Automatic Differentiation

Hand-deriving gradients for a 100-million-parameter network is a non-starter. Every modern framework ships an automatic differentiation engine that:

Records each operation onto a computational graph.
Walks the graph in reverse to apply the chain rule.
Returns the gradient with respect to every input you asked about — typically the model parameters.

This chapter teaches the API; the rest of the book leans on it.

A worked example

We’ll differentiate

y = 2\,\mathbf{x}^\top \mathbf{x}

with respect to the column vector \mathbf{x}. The analytic gradient is \nabla_\mathbf{x} y = 4\mathbf{x} — a useful sanity-check target.

import tensorflow as tf

x = tf.range(4, dtype=tf.float32)
x

<tf.Tensor: shape=(4,), dtype=float32, numpy=array([0., 1., 2., 3.], dtype=float32)>

Tracking gradients

We tell the framework to track operations on x and reserve a slot for its gradient:

x = tf.Variable(x)

Then run the forward pass — y is built from x, so the engine records the dependency:

# Record all computations onto a tape
with tf.GradientTape() as t:
    y = 2 * tf.tensordot(x, x, axes=1)
y

<tf.Tensor: shape=(), dtype=float32, numpy=28.0>

Backward pass

A single call walks the recorded graph backwards:

x_grad = t.gradient(y, x)
x_grad

<tf.Tensor: shape=(4,), dtype=float32, numpy=array([ 0.,  4.,  8., 12.], dtype=float32)>

The result lands in x.grad. Compare with the analytic answer, 4\mathbf{x}:

x_grad == 4 * x

<tf.Tensor: shape=(4,), dtype=bool, numpy=array([ True,  True,  True,  True])>

Resetting & re-using

Gradients accumulate by default — call .zero_() (or its equivalent) before computing a fresh gradient:

with tf.GradientTape() as t:
    y = tf.reduce_sum(x)
t.gradient(y, x)  # Overwritten by the newly calculated gradient

<tf.Tensor: shape=(4,), dtype=float32, numpy=array([1., 1., 1., 1.], dtype=float32)>

For non-scalar y, the engine sums up gradients computed for each output element (or you supply weights):

with tf.GradientTape() as t:
    y = x * x
t.gradient(y, x)  # Same as y = tf.reduce_sum(x * x)

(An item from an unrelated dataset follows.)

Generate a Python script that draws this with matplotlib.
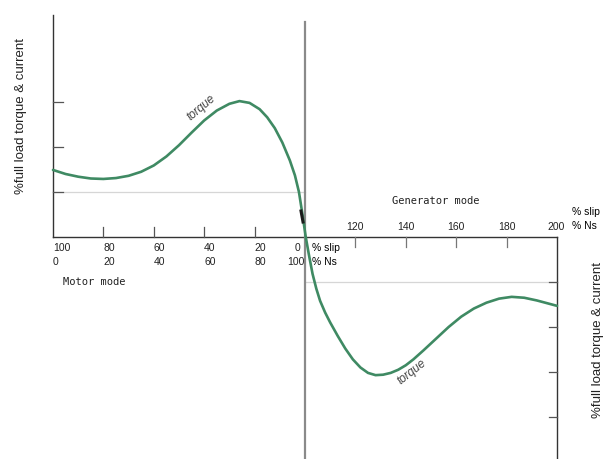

<tf.Tensor: shape=(4,), dtype=float32, numpy=array([0., 2., 4., 6.], dtype=float32)>

Detaching from the graph

Sometimes we want a value treated as a constant in the backward pass — e.g., the auxiliary u below should not propagate gradients into x:

# Set persistent=True to preserve the compute graph. 
# This lets us run t.gradient more than once
with tf.GradientTape(persistent=True) as t:
    y = x * x
    u = tf.stop_gradient(y)
    z = u * x

x_grad = t.gradient(z, x)
x_grad == u

<tf.Tensor: shape=(4,), dtype=bool, numpy=array([ True,  True,  True,  True])>

After detach() (or stop_gradient / lax.stop_gradient), the gradient flows around the detached tensor, not through it:

t.gradient(y, x) == 2 * x

<tf.Tensor: shape=(4,), dtype=bool, numpy=array([ True,  True,  True,  True])>

Gradients through control flow

Autograd doesn’t care about Python ifs and whiles — it records whichever ops actually executed. Here’s a function whose behavior depends on its input:

def f(a):
    b = a * 2
    while tf.norm(b) < 1000:
        b = b * 2
    if tf.reduce_sum(b) > 0:
        c = b
    else:
        c = 100 * b
    return c

The number of while iterations and the branch taken both depend on the value of a.

…it just works

Run the function on a random scalar and ask for the gradient:

a = tf.Variable(tf.random.normal(shape=()))
with tf.GradientTape() as t:
    d = f(a)
d_grad = t.gradient(d, a)
d_grad

<tf.Tensor: shape=(), dtype=float32, numpy=409600.0>

The gradient is correct even though the path through the function is data-dependent. Here f(a) ends up linear in a along whichever branch ran, so f'(a) = f(a) / a:

d_grad == d / a

<tf.Tensor: shape=(), dtype=bool, numpy=True>

Recap

Mark inputs as needing gradients.
Run the forward pass — the engine records ops.
backward() (or grad()) walks the graph in reverse via the chain rule.
Gradients accumulate; reset between iterations.
detach / stop_gradient to break the graph.
Works through arbitrary Python control flow.